O sociólogo do trabalho Ruy Braga, professor da Universidade de São Paulo (USP), é mais pessimista quanto aos limites da terceirização irrestrita. “Potencialmente ela, agora, atinge a todos, tanto setor privado quanto público, e consequentemente, o que nós prevemos é uma alteração da estrutura do mercado de trabalho no país com substituição progressiva, porém certeira, de trabalho diretamente contratado por trabalho terceirizado”, destacou. Ele estima que a proporção entre trabalho diretamente contratado e terceirizado, que hoje é de 75% e 25%, deve se inverter em cerca de 5 anos.

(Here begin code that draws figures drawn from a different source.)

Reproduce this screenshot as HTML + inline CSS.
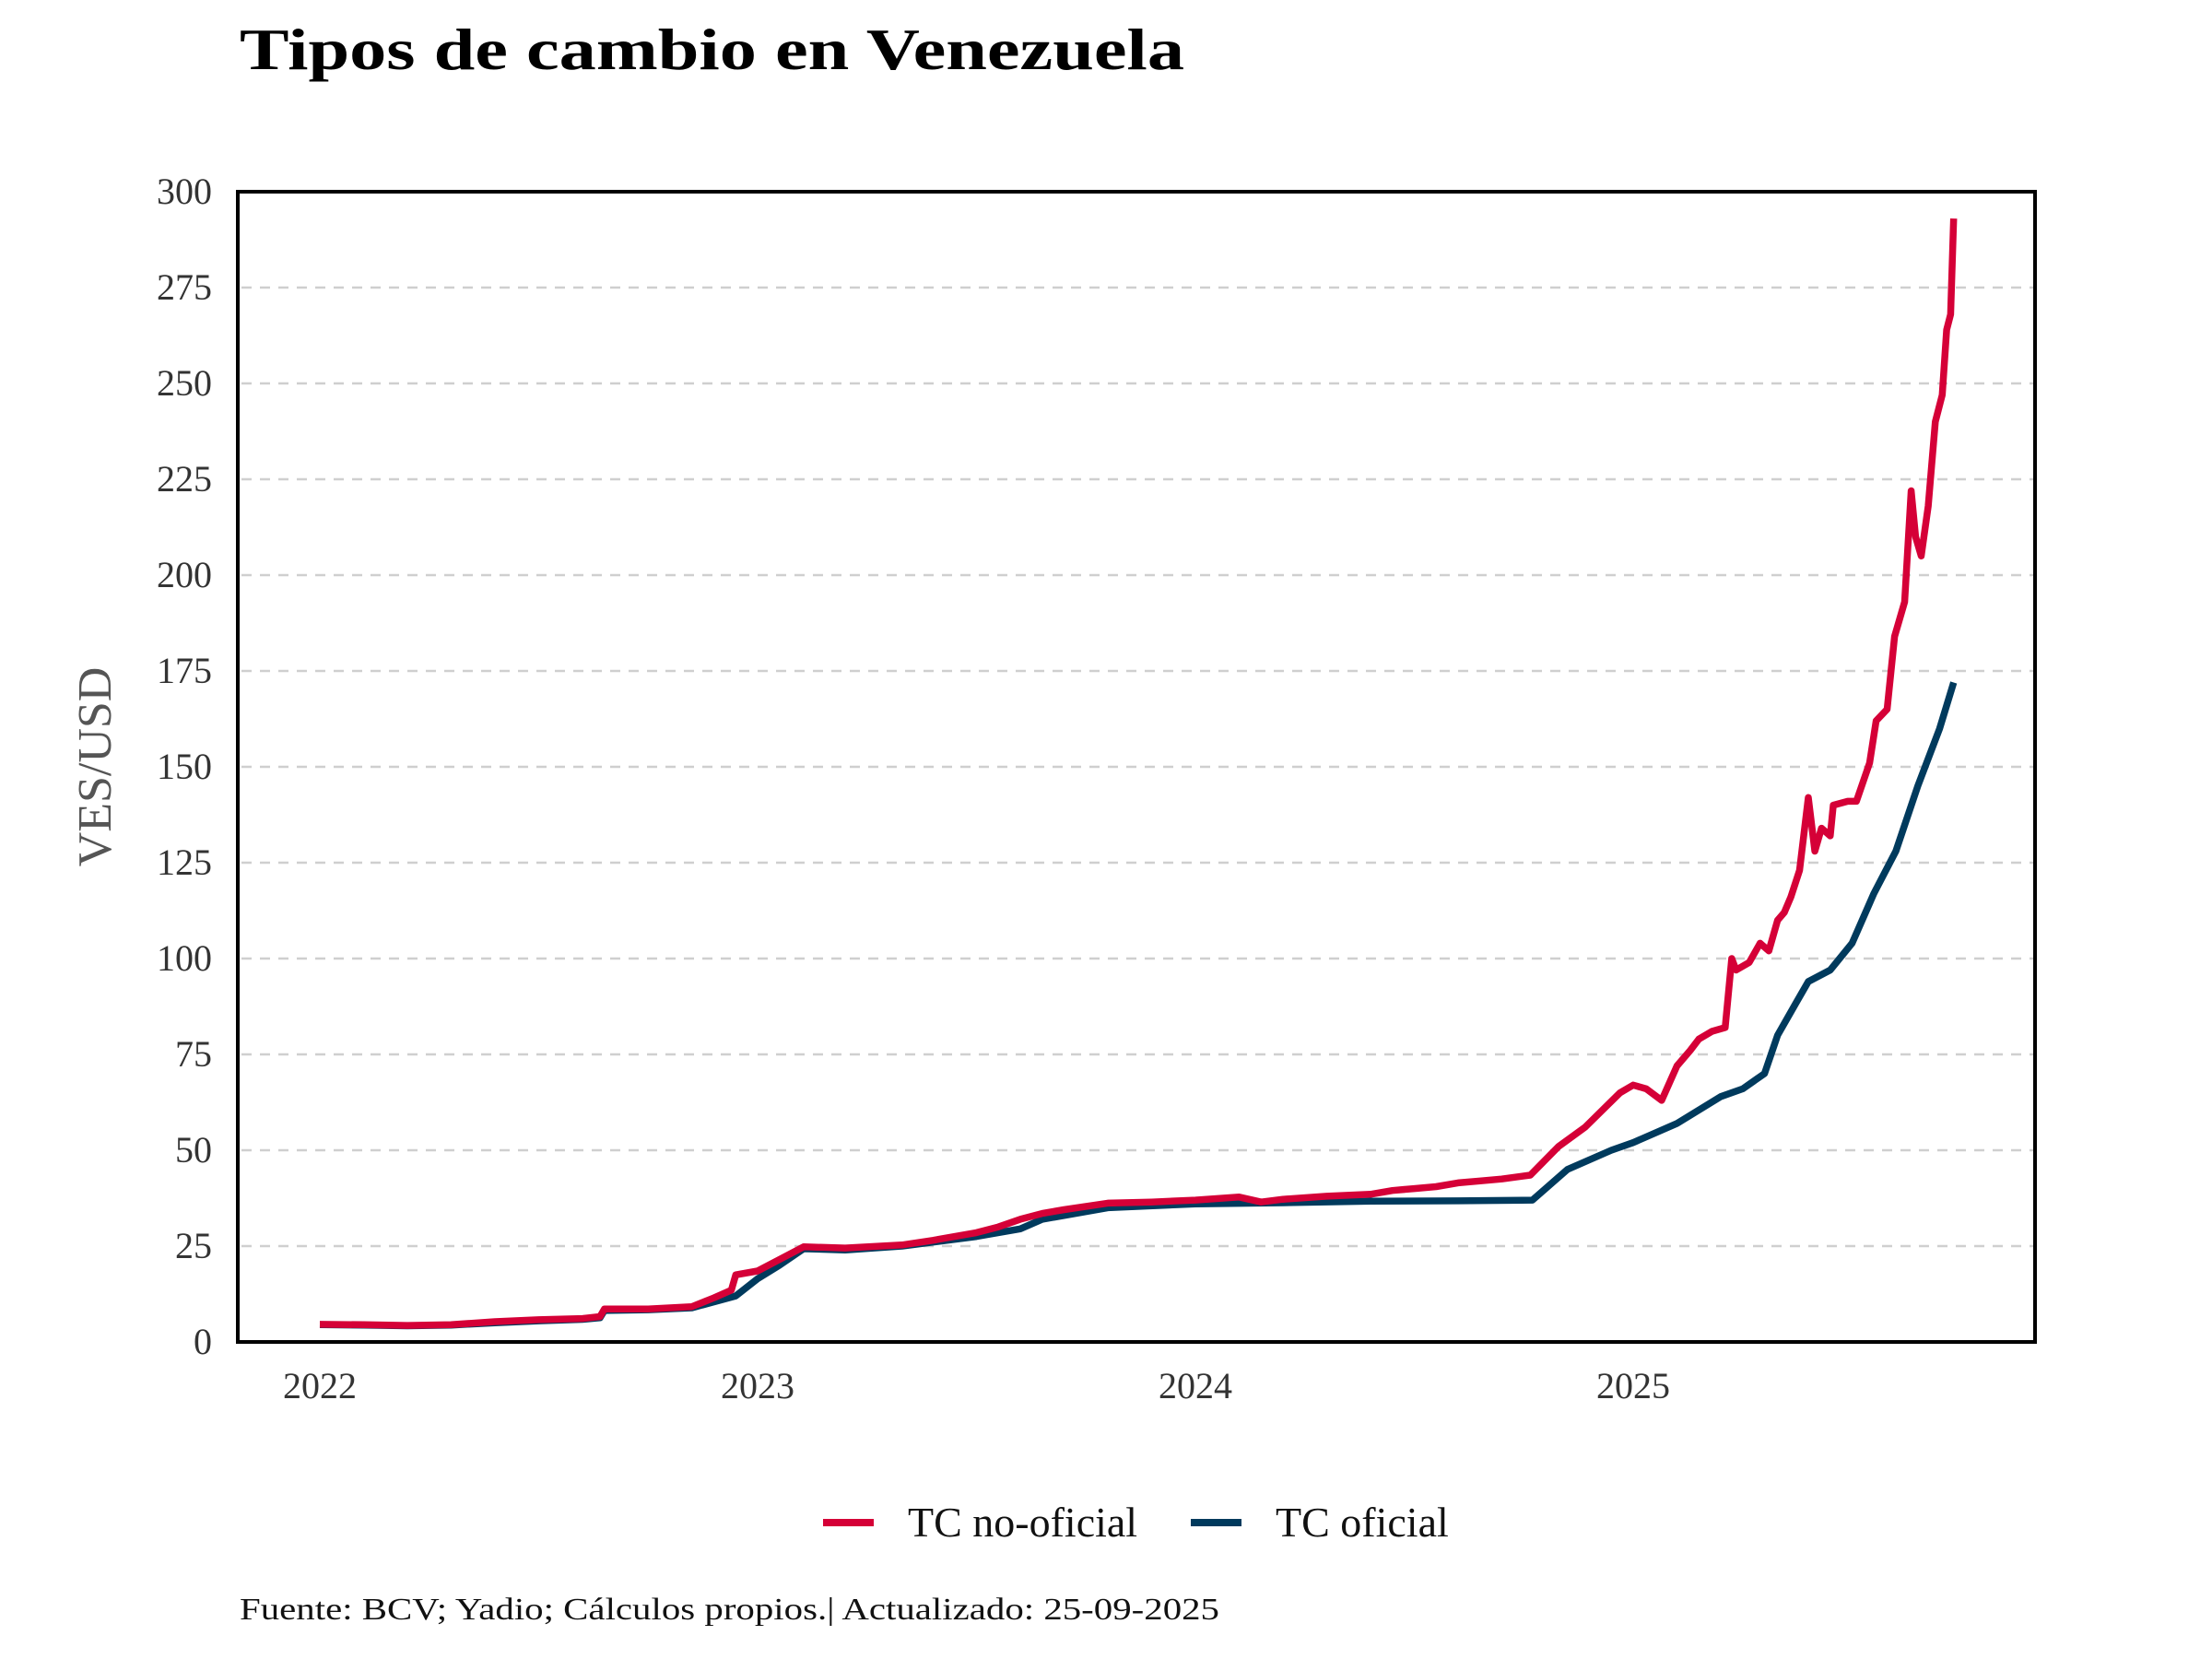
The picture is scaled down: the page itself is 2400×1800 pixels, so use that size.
<!DOCTYPE html>
<html><head><meta charset="utf-8"><style>
html,body{margin:0;padding:0;background:#fff;}
svg{display:block;}
text{font-family:"Liberation Serif",serif;}
</style></head><body>
<svg id="chart" width="2400" height="1800" viewBox="0 0 2400 1800">
<text x="260" y="75" font-size="64" font-weight="bold" fill="#000" textLength="1025" lengthAdjust="spacingAndGlyphs">Tipos de cambio en Venezuela</text>
<g id="grid"></g>
<g id="yticks"></g>
<g id="xticks"></g>
<g id="series"></g>
<rect x="258" y="208" width="1950" height="1248" fill="none" stroke="#000" stroke-width="4"/>
<text transform="translate(120,832) rotate(-90)" text-anchor="middle" font-size="52" fill="#555">VES/USD</text>
<g>
<line x1="893" y1="1652" x2="948" y2="1652" stroke="#d50037" stroke-width="8"/>
<text x="985" y="1667" font-size="46" fill="#111">TC no-oficial</text>
<line x1="1292" y1="1652" x2="1347" y2="1652" stroke="#003a5d" stroke-width="8"/>
<text x="1384" y="1667" font-size="46" fill="#111">TC oficial</text>
</g>
<text x="260" y="1757" font-size="34" fill="#111" textLength="1063" lengthAdjust="spacingAndGlyphs">Fuente: BCV; Yadio; Cálculos propios.| Actualizado: 25-09-2025</text>
</svg>
<script>
const yTicks = [0,25,50,75,100,125,150,175,200,225,250,275,300];
const xTickYears = [2022,2023,2024,2025];
const redDates = [2022.0,2022.1,2022.2,2022.3,2022.4,2022.5,2022.6,2022.64,2022.65,2022.75,2022.85,2022.9,2022.94,2022.95,2023.0,2023.05,2023.105,2023.2,2023.33,2023.4,2023.5,2023.55,2023.6,2023.65,2023.7,2023.8,2023.9,2024.0,2024.1,2024.15,2024.2,2024.3,2024.4,2024.45,2024.5,2024.55,2024.6,2024.65,2024.7,2024.765,2024.83,2024.89,2024.97,2025.0,2025.03,2025.065,2025.1,2025.13,2025.15,2025.18,2025.21,2025.225,2025.235,2025.265,2025.29,2025.31,2025.33,2025.345,2025.36,2025.38,2025.4,2025.415,2025.43,2025.45,2025.457,2025.49,2025.51,2025.54,2025.555,2025.58,2025.597,2025.62,2025.635,2025.645,2025.658,2025.674,2025.69,2025.706,2025.716,2025.725,2025.732];
const redValues = [4.6,4.5,4.3,4.5,5.3,5.8,6.1,6.6,8.6,8.6,9.2,11.5,13.5,17.5,18.5,21.5,24.8,24.5,25.3,26.5,28.5,30,32,33.5,34.5,36.2,36.5,37,37.8,36.5,37.2,38,38.5,39.5,40,40.5,41.5,42,42.5,43.5,51,56,65,67,66,63,72,76,79,81,82,100,97,99,104,102,110,112,116,123,142,128,134,132,140,141,141,151,162,165,184,193,222,210,205,218,240,247,264,268,293];
const blueDates = [2022.0,2022.1,2022.2,2022.3,2022.4,2022.5,2022.6,2022.64,2022.65,2022.75,2022.85,2022.95,2023.0,2023.05,2023.105,2023.2,2023.33,2023.5,2023.6,2023.65,2023.8,2024.0,2024.2,2024.4,2024.6,2024.77,2024.8,2024.85,2024.95,2025.0,2025.1,2025.2,2025.25,2025.3,2025.33,2025.37,2025.4,2025.45,2025.5,2025.55,2025.6,2025.65,2025.7,2025.732];
const blueValues = [4.5,4.4,4.2,4.4,5.0,5.5,5.9,6.3,8.2,8.4,8.9,12,16.5,20,24.3,24,25,27.5,29.5,32,35,36,36.3,36.7,36.8,37,40,45,50,52,57,64,66,70,80,88,94,97,104,117,128,145,160,172];
const NS = 'http://www.w3.org/2000/svg';
const X0 = 347, PX_PER_YEAR = 475, Y0 = 1456, PX_PER_UNIT = 1248/300;
function xScale(d){ return X0 + (d - 2022) * PX_PER_YEAR; }
function yScale(v){ return Y0 - v * PX_PER_UNIT; }
const grid = document.getElementById('grid');
const yt = document.getElementById('yticks');
yTicks.forEach(t => {
  if (t > 0 && t < 300) {
    const l = document.createElementNS(NS,'line');
    l.setAttribute('x1',262); l.setAttribute('x2',2206);
    l.setAttribute('y1',yScale(t)); l.setAttribute('y2',yScale(t));
    l.setAttribute('stroke','#cfcfcf'); l.setAttribute('stroke-width','2.5');
    l.setAttribute('stroke-dasharray','11 9');
    
    
    grid.appendChild(l);
  }
  const tx = document.createElementNS(NS,'text');
  tx.setAttribute('x',230); tx.setAttribute('y',yScale(t)+13);
  tx.setAttribute('text-anchor','end'); tx.setAttribute('font-size','40'); tx.setAttribute('fill','#333');
  tx.textContent = t;
  
  
  yt.appendChild(tx);
});
const xt = document.getElementById('xticks');
xTickYears.forEach(y => {
  const tx = document.createElementNS(NS,'text');
  tx.setAttribute('x',xScale(y)); tx.setAttribute('y',1517);
  tx.setAttribute('text-anchor','middle'); tx.setAttribute('font-size','40'); tx.setAttribute('fill','#333');
  tx.textContent = y;
  
  
  xt.appendChild(tx);
});
function pathFor(dates, vals){
  return dates.map((d,i)=>(i?'L':'M')+xScale(d).toFixed(1)+','+yScale(vals[i]).toFixed(1)).join(' ');
}
const series = document.getElementById('series');
const pb = document.createElementNS(NS,'path');
pb.setAttribute('d', pathFor(blueDates, blueValues));
pb.setAttribute('fill','none'); pb.setAttribute('stroke','#003a5d'); pb.setAttribute('stroke-width','7.5'); pb.setAttribute('stroke-linejoin','round');


series.appendChild(pb);
const pr = document.createElementNS(NS,'path');
pr.setAttribute('d', pathFor(redDates, redValues));
pr.setAttribute('fill','none'); pr.setAttribute('stroke','#d50037'); pr.setAttribute('stroke-width','7.5'); pr.setAttribute('stroke-linejoin','round');


series.appendChild(pr);
</script>
</body></html>
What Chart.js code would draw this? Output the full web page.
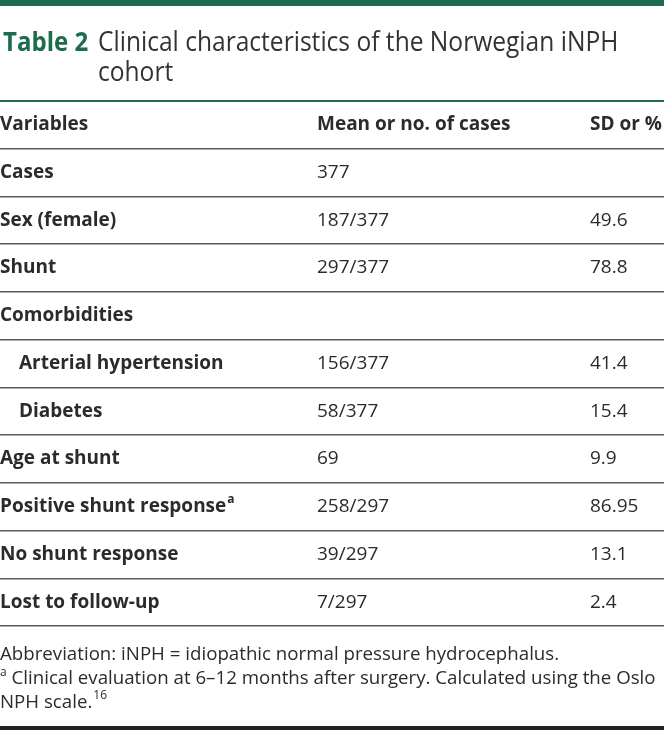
<!DOCTYPE html>
<html>
<head>
<meta charset="utf-8">
<script src="https://cdn.jsdelivr.net/npm/chart.js@4"></script>
<style>
  html, body { margin: 0; padding: 0; background: #fff; }
  #wrap { width: 664px; height: 731px; position: relative; }
</style>
</head>
<body>
<div id="wrap"><canvas id="tableChart"></canvas></div>
<script>
// Table content
const headers = ['Variables', 'Mean or no. of cases', 'SD or %'];
const variables = ['Cases', 'Sex (female)', 'Shunt', 'Comorbidities', 'Arterial hypertension',
  'Diabetes', 'Age at shunt', 'Positive shunt response', 'No shunt response', 'Lost to follow-up'];
const meanOrCount = ['377', '187/377', '297/377', '', '156/377', '58/377', '69', '258/297', '39/297', '7/297'];
const sdOrPercent = ['', '49.6', '78.8', '', '41.4', '15.4', '9.9', '86.95', '13.1', '2.4'];
const subItems = ['Arterial hypertension', 'Diabetes'];
const footMarks = { 'Positive shunt response': 'a' };

const titleLabel = 'Table 2';
const titleLines = ['Clinical characteristics of the Norwegian iNPH', 'cohort'];
const footnotes = [
  { mark: '', text: 'Abbreviation: iNPH = idiopathic normal pressure hydrocephalus.', ref: '' },
  { mark: 'a', text: ' Clinical evaluation at 6\u201312 months after surgery. Calculated using the Oslo', ref: '' },
  { mark: '', text: 'NPH scale.', ref: '16' }
];

// Colours and layout
const GREEN = '#1d6c4d';
const TEXT = '#2b2b2b';
const RULE = '#5a5a5a';
const FONT = '"Open Sans", "DejaVu Sans", sans-serif';
const colX = [0, 317, 590];

const rowLabels = [headers[0]].concat(variables);

function setFont(ctx, weight, size) {
  ctx.font = weight + ' ' + size + 'px ' + FONT;
}

// Draws title, cell text and footnotes on top of the grid
const tablePlugin = {
  id: 'tableText',
  afterDraw(chart) {
    const ctx = chart.ctx;
    const y = chart.scales.y;
    ctx.save();

    // top bar
    ctx.fillStyle = GREEN;
    ctx.fillRect(0, 0, chart.width, 6);

    // title (condensed look)
    ctx.textBaseline = 'alphabetic';
    ctx.textAlign = 'left';
    ctx.save();
    ctx.translate(3, 51);
    ctx.scale(0.89, 1);
    setFont(ctx, 'bold', 27);
    ctx.fillStyle = GREEN;
    ctx.fillText(titleLabel, 0, 0);
    ctx.restore();
    setFont(ctx, 'normal', 27);
    ctx.fillStyle = '#333';
    titleLines.forEach((line, i) => {
      ctx.save();
      ctx.translate(98, 51 + i * 30);
      ctx.scale(0.91, 1);
      ctx.fillText(line, 0, 0);
      ctx.restore();
    });

    // header row
    ctx.textBaseline = 'middle';
    ctx.fillStyle = TEXT;
    setFont(ctx, 'bold', 19);
    headers.forEach((h, c) => ctx.fillText(h, colX[c], y.getPixelForValue(0)));

    // body rows
    variables.forEach((name, i) => {
      const py = y.getPixelForValue(i + 1);
      const x0 = subItems.includes(name) ? 19 : 0;
      setFont(ctx, 'bold', 19);
      ctx.fillText(name, x0, py);
      if (footMarks[name]) {
        const w = ctx.measureText(name).width;
        setFont(ctx, 'bold', 12);
        ctx.fillText(footMarks[name], x0 + w + 1, py - 7);
      }
      setFont(ctx, 'normal', 19);
      ctx.fillText(meanOrCount[i], colX[1], py);
      ctx.fillText(sdOrPercent[i], colX[2], py);
    });

    // footnotes
    ctx.textBaseline = 'alphabetic';
    footnotes.forEach((f, i) => {
      const by = 660 + i * 24;
      let x = 0;
      if (f.mark) {
        setFont(ctx, 'normal', 12);
        ctx.fillText(f.mark, x, by - 8);
        x += ctx.measureText(f.mark).width;
      }
      setFont(ctx, 'normal', 18.7);
      ctx.fillText(f.text, x, by);
      x += ctx.measureText(f.text).width;
      if (f.ref) {
        setFont(ctx, 'normal', 12);
        ctx.fillText(f.ref, x + 1, by - 9);
      }
    });

    // bottom rule
    ctx.fillStyle = '#222';
    ctx.fillRect(0, 726, chart.width, 4);
    ctx.restore();
  }
};

new Chart(document.getElementById('tableChart'), {
  type: 'bar',
  data: {
    labels: rowLabels,
    datasets: [{ data: [] }]
  },
  options: {
    indexAxis: 'y',
    responsive: true,
    maintainAspectRatio: false,
    animation: false,
    events: [],
    layout: { padding: { top: 101, bottom: 105, left: 0, right: 0 } },
    plugins: { legend: { display: false }, tooltip: { enabled: false }, title: { display: false } },
    scales: {
      x: { display: false, min: 0, max: 1 },
      y: {
        type: 'category',
        offset: true,
        ticks: { display: false },
        border: { display: false },
        afterFit: s => { s.width = 0; },
        grid: {
          offset: true,
          drawTicks: false,
          tickLength: 0,
          color: c => c.index === 0 ? GREEN : RULE,
          lineWidth: c => c.index === 0 ? 2 : 1.5
        }
      }
    }
  },
  plugins: [tablePlugin]
});
</script>
</body>
</html>
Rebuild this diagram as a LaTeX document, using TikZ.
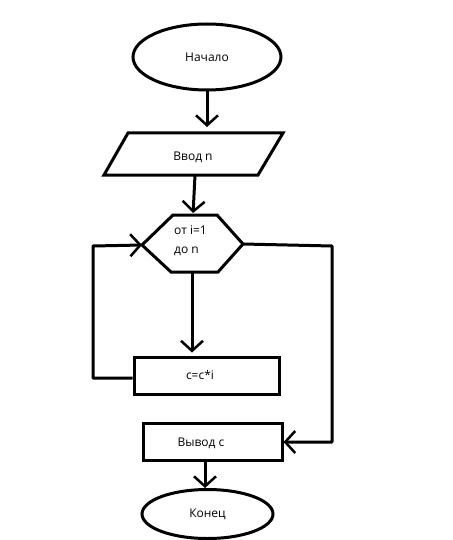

Braga é crítico à mudança pelas características do trabalho terceirizado verificadas atualmente. “É um tipo de trabalho muito conhecido pela literatura especializada, que tende a ser fatalmente pior remunerado, submetido a jornadas mais longas e tende a afastar o trabalhador de certos direitos ou benefícios [como férias e décimo terceiro salário]”, justificou. Ele avalia que poucas categorias conseguiram resistir às mudanças decorrente da terceirização. “Por enquanto estamos falando do subemprego como informalidade, mas logo teremos o aumento do subemprego como trabalho terceirizado e precário”, disse.

Sindicatos

Para Ivo Dall’Acqua, vice-presidente da Federação do Comércio de Bens, Serviços e Turismo do Estado de São Paulo (FecomercioSP), a liberação da terceirização é positiva, pois põe fim à incerteza jurídica em torno do tema. Ele avalia que não é possível estimar aumento na oferta de vagas de emprego. “A gente precisa de um pequeno ciclo de memória para poder medir os efeitos, mas o ambiente que se criou é que é muito interessante”, disse. Ele acredita que a medida deve aumentar a formalidade no mercado de trabalho.

Graça Costa, secretária nacional de Relações do Trabalho da Central Única dos Trabalhadores (CUT), avalia que a liberação da terceirização trará impactos negativos para a economia. “Se vamos ter redução de pelo menos 25% da massa salarial dos trabalhadores, pois fizemos um estudo que mostrou que terceirizados ganham pelo menos salários 25% menores em relação aos diretamente contratados. Se vamos ter terceirização generalizada, vamos ter, no mínimo, 25% de rebaixamento da massa salarial, isso vai ter impacto na economia do país”, disse. Ela destacou também impactos na Previdência Social, pela diminuição da arrecadação.

Um estudo divulgado em 2014 pela CUT e pelo Departamento Intersindical de Estatística e Estudos Socioeconômicos (Dieese), apontou que os trabalhadores terceirizados, que somavam cerca de 12,7 milhões de indivíduos (6,8%) do mercado de trabalho em 2013, recebiam, em dezembro daquele ano, 24,7% a menos do que os que tinham contratos diretos com as empresas, tinham uma jornada semanal de três horas a mais e estavam mais suscetíveis a acidentes de trabalho.

A Federação das Indústrias do Estado de São Paulo (Fiesp) comemorou a decisão do STF, pois, na avaliação da entidade, “reconheceu como lícita esta forma moderna de contratação, que já é utilizada no resto do mundo como um modelo de negócio e uma alternativa de organização de empresas que buscam por especialização de serviços”.

A Força Sindical, por sua vez, qualificou a liberação da terceirização como “lamentável e nefasta”. “Ao acabar com os direitos pactuados, regidos por uma convenção coletiva em cada atividade profissional, ela cria trabalhadores de segunda categoria, sem o amparo de uma legislação específica”, disse em nota a central sindical. Para a entidade, a terceirização irrestrita impede que trabalhadores acessem direitos como participação nos lucros ou resultados, vale-transporte e vale-alimentação.